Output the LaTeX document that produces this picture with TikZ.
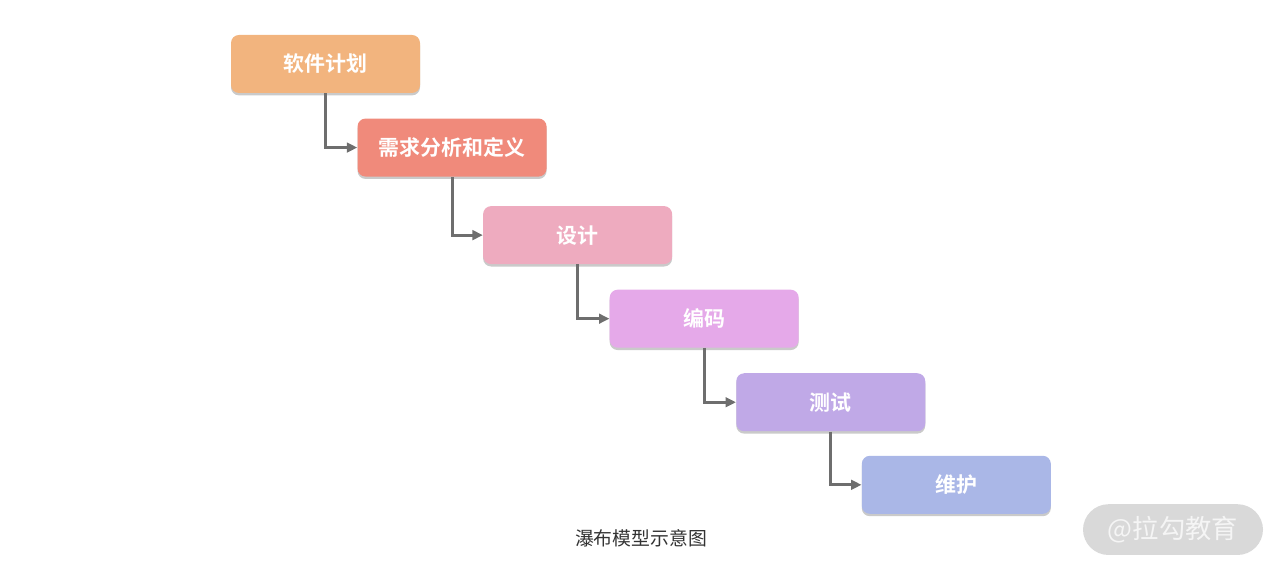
\documentclass[tikz,border=0pt]{standalone}
\usepackage{fontspec}
\setmainfont{Noto Sans CJK SC}
\newfontfamily\cjkbold{Noto Sans CJK SC Bold}
\usetikzlibrary{positioning,arrows.meta,shadows}
\definecolor{planc}{HTML}{F2B47E}
\definecolor{reqc}{HTML}{F08A7B}
\definecolor{desc}{HTML}{EEABBF}
\definecolor{codec}{HTML}{E5A9E9}
\definecolor{testc}{HTML}{C0A9E7}
\definecolor{mainc}{HTML}{AAB7E7}
\definecolor{arrowc}{HTML}{6E6E6E}
\tikzset{
  stagebox/.style={rounded corners=0.2cm,minimum width=4.725cm,minimum height=1.45cm,
    inner sep=0pt,text=white,font=\cjkbold\fontsize{14.9pt}{16pt}\selectfont,
    drop shadow={shadow xshift=0pt,shadow yshift=-0.06cm,opacity=0.35,fill=black!60}},
  flow/.style={-{Triangle[length=2.6mm,width=2.4mm]},line width=2.1pt,arrowc},
  caplbl/.style={font=\fontsize{13.4pt}{15pt}\selectfont,text=black!80},
  wmark/.style={rounded corners=0.64cm,fill=black!15,text=black!4,minimum width=4.5cm,
    minimum height=1.27cm,inner sep=0pt,font=\fontsize{18.7pt}{20pt}\selectfont},
}
\begin{document}
\begin{tikzpicture}[node distance=0.625cm and -1.575cm]
  \useasboundingbox (0,0) rectangle (32,-14.3);
  \node[stagebox,fill=planc] (plan) at (8.1375,-1.6) {软件计划};
  \node[stagebox,fill=reqc,below right=of plan] (req) {需求分析和定义};
  \node[stagebox,fill=desc,below right=0.725cm and -1.6cm of req] (des) {设计};
  \node[stagebox,fill=codec,below right=of des] (code) {编码};
  \node[stagebox,fill=testc,below right=of code] (test) {测试};
  \node[stagebox,fill=mainc,below right=0.6cm and -1.6cm of test] (maint) {维护};
  \draw[flow] (plan.south) |- (req.west);
  \draw[flow] (req.south) |- (des.west);
  \draw[flow] (des.south) |- (code.west);
  \draw[flow] (code.south) |- (test.west);
  \draw[flow] (test.south) |- (maint.west);
  \node[caplbl] (cap) at (16.025,-13.45) {瀑布模型示意图};
  \node[wmark] (wm) at (29.325,-13.24) {@拉勾教育};
\end{tikzpicture}
\end{document}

• • • • •

- _EXERCISE_
Copy the listing in full and without alteration, omitting every picture.

- _TASK OUTPUT_
Output the LaTeX document that produces this picture with TikZ.
\documentclass[tikz,border=0pt]{standalone}
\usepackage{fontspec}
\setmainfont{Noto Sans CJK SC}
\newfontfamily\cjkbold{Noto Sans CJK SC Bold}
\usetikzlibrary{positioning,arrows.meta,shadows}
\definecolor{planc}{HTML}{F2B47E}
\definecolor{reqc}{HTML}{F08A7B}
\definecolor{desc}{HTML}{EEABBF}
\definecolor{codec}{HTML}{E5A9E9}
\definecolor{testc}{HTML}{C0A9E7}
\definecolor{mainc}{HTML}{AAB7E7}
\definecolor{arrowc}{HTML}{6E6E6E}
\tikzset{
  stagebox/.style={rounded corners=0.2cm,minimum width=4.725cm,minimum height=1.45cm,
    inner sep=0pt,text=white,font=\cjkbold\fontsize{14.9pt}{16pt}\selectfont,
    drop shadow={shadow xshift=0pt,shadow yshift=-0.06cm,opacity=0.35,fill=black!60}},
  flow/.style={-{Triangle[length=2.6mm,width=2.4mm]},line width=2.1pt,arrowc},
  caplbl/.style={font=\fontsize{13.4pt}{15pt}\selectfont,text=black!80},
  wmark/.style={rounded corners=0.64cm,fill=black!15,text=black!4,minimum width=4.5cm,
    minimum height=1.27cm,inner sep=0pt,font=\fontsize{18.7pt}{20pt}\selectfont},
}
\begin{document}
\begin{tikzpicture}[node distance=0.625cm and -1.575cm]
  \useasboundingbox (0,0) rectangle (32,-14.3);
  \node[stagebox,fill=planc] (plan) at (8.1375,-1.6) {软件计划};
  \node[stagebox,fill=reqc,below right=of plan] (req) {需求分析和定义};
  \node[stagebox,fill=desc,below right=0.725cm and -1.6cm of req] (des) {设计};
  \node[stagebox,fill=codec,below right=of des] (code) {编码};
  \node[stagebox,fill=testc,below right=of code] (test) {测试};
  \node[stagebox,fill=mainc,below right=0.6cm and -1.6cm of test] (maint) {维护};
  \draw[flow] (plan.south) |- (req.west);
  \draw[flow] (req.south) |- (des.west);
  \draw[flow] (des.south) |- (code.west);
  \draw[flow] (code.south) |- (test.west);
  \draw[flow] (test.south) |- (maint.west);
  \node[caplbl] (cap) at (16.025,-13.45) {瀑布模型示意图};
  \node[wmark] (wm) at (29.325,-13.24) {@拉勾教育};
\end{tikzpicture}
\end{document}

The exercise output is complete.